Recorded information>
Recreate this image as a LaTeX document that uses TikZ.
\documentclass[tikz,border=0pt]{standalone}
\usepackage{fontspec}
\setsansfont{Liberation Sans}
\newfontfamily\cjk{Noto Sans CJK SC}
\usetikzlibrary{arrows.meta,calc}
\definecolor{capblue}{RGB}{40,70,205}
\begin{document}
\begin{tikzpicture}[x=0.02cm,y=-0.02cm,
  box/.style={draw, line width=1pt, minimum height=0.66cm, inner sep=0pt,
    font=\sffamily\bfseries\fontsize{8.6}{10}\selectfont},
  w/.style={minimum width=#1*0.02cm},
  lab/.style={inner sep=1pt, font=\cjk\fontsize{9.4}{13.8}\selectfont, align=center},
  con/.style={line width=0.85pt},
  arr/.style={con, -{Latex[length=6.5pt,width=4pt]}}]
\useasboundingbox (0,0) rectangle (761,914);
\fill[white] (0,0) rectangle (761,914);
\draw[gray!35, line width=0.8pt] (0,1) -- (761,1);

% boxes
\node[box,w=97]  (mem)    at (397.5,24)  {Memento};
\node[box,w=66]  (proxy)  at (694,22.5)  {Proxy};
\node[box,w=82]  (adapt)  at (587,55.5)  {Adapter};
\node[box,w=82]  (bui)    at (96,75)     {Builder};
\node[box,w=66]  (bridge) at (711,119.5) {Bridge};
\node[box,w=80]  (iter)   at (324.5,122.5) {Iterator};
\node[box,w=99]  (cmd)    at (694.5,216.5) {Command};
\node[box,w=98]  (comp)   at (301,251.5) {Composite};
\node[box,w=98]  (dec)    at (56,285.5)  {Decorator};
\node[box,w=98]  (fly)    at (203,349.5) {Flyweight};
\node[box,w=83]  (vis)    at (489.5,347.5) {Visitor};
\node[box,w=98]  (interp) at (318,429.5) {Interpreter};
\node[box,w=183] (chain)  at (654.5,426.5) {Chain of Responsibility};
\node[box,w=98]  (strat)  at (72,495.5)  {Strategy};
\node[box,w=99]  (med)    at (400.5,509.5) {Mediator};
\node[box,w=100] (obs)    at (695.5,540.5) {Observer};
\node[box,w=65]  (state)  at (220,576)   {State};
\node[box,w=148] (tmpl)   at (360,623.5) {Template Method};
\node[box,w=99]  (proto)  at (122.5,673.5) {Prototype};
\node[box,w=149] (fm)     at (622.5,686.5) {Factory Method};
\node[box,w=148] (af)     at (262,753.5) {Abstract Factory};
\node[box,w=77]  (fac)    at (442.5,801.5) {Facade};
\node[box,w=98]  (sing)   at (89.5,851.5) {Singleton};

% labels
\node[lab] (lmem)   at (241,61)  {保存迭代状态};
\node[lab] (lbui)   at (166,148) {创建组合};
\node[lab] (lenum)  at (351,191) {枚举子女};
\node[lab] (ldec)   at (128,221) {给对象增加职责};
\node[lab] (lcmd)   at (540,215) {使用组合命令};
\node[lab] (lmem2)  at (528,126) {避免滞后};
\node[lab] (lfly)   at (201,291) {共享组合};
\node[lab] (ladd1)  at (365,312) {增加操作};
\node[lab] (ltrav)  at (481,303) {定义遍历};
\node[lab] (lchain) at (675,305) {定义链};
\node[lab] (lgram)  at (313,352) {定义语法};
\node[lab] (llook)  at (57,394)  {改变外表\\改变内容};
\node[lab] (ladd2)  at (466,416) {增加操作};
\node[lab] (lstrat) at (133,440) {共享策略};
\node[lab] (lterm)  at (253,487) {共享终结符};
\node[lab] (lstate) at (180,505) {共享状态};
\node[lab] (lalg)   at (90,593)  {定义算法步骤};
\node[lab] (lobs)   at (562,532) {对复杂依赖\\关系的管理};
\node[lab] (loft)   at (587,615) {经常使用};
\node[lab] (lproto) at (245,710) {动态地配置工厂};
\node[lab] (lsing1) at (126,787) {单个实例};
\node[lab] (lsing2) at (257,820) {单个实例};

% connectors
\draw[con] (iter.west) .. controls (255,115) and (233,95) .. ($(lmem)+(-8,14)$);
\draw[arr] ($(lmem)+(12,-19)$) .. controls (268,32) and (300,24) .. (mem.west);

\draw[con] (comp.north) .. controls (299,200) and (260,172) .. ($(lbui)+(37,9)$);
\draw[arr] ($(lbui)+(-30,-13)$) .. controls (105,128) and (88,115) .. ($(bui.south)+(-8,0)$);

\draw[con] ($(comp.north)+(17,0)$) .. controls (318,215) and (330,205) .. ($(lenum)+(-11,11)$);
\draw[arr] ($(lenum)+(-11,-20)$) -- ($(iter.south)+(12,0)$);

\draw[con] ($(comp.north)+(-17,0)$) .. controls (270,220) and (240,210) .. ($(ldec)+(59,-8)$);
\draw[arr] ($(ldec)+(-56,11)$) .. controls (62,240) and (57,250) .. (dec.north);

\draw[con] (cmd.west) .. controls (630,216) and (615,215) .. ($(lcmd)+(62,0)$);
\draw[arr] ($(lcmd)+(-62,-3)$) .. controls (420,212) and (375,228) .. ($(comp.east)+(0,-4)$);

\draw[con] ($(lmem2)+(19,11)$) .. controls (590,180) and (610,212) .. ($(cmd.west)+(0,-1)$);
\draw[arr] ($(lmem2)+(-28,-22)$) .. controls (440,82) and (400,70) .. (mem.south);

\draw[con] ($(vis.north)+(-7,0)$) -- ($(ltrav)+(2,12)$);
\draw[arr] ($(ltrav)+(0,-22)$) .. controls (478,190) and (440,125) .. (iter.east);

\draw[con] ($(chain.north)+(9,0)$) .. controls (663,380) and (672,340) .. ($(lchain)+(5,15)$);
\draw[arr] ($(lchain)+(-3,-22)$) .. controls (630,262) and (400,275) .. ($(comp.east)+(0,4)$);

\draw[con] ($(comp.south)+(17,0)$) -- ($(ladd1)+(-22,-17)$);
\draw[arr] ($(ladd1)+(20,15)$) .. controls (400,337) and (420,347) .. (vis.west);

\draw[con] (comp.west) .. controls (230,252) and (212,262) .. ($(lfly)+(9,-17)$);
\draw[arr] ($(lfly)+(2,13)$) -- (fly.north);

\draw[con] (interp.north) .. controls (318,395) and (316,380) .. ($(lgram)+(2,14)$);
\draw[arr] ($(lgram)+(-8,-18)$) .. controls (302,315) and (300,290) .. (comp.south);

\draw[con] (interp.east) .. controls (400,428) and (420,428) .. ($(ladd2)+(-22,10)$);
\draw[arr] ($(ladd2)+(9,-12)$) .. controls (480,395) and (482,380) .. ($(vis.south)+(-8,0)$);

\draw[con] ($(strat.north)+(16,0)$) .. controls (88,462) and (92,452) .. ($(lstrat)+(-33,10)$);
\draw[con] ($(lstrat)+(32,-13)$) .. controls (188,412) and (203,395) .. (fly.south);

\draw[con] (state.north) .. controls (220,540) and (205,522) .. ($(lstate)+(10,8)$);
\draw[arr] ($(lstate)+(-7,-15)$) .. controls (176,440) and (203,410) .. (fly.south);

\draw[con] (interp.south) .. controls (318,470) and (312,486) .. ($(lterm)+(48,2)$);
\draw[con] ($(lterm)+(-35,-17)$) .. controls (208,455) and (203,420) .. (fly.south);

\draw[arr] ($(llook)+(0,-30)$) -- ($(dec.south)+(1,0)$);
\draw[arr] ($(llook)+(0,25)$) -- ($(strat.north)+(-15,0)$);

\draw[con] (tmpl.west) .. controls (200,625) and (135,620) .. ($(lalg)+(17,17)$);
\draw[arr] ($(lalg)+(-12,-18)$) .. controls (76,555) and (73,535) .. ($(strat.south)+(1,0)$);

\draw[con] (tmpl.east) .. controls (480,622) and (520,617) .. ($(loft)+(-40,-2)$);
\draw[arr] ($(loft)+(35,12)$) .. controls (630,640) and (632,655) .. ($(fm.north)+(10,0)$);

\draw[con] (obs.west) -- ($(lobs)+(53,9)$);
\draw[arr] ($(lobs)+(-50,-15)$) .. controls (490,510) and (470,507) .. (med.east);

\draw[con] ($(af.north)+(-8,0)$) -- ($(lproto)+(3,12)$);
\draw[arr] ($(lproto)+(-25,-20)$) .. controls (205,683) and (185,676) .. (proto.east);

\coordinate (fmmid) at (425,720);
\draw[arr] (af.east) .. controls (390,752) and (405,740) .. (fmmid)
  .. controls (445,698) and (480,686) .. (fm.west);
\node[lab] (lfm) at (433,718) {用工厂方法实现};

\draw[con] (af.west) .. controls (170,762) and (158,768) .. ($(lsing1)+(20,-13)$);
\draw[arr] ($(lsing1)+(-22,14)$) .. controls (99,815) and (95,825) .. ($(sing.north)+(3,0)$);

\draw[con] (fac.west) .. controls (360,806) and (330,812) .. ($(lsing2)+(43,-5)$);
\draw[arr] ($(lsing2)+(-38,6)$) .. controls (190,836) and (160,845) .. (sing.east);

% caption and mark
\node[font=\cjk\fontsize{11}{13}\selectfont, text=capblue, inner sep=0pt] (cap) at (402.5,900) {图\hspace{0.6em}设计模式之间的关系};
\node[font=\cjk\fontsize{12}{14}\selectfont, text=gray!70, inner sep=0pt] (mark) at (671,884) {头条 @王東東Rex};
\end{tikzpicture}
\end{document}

Problem to work on> Begin with the first line of the data above and, please, print each line exactly until you have printed the line containing "(0,1) -- (761,1);"; print nothing else.

Solved exercise>
Recreate this image as a LaTeX document that uses TikZ.
\documentclass[tikz,border=0pt]{standalone}
\usepackage{fontspec}
\setsansfont{Liberation Sans}
\newfontfamily\cjk{Noto Sans CJK SC}
\usetikzlibrary{arrows.meta,calc}
\definecolor{capblue}{RGB}{40,70,205}
\begin{document}
\begin{tikzpicture}[x=0.02cm,y=-0.02cm,
  box/.style={draw, line width=1pt, minimum height=0.66cm, inner sep=0pt,
    font=\sffamily\bfseries\fontsize{8.6}{10}\selectfont},
  w/.style={minimum width=#1*0.02cm},
  lab/.style={inner sep=1pt, font=\cjk\fontsize{9.4}{13.8}\selectfont, align=center},
  con/.style={line width=0.85pt},
  arr/.style={con, -{Latex[length=6.5pt,width=4pt]}}]
\useasboundingbox (0,0) rectangle (761,914);
\fill[white] (0,0) rectangle (761,914);
\draw[gray!35, line width=0.8pt] (0,1) -- (761,1);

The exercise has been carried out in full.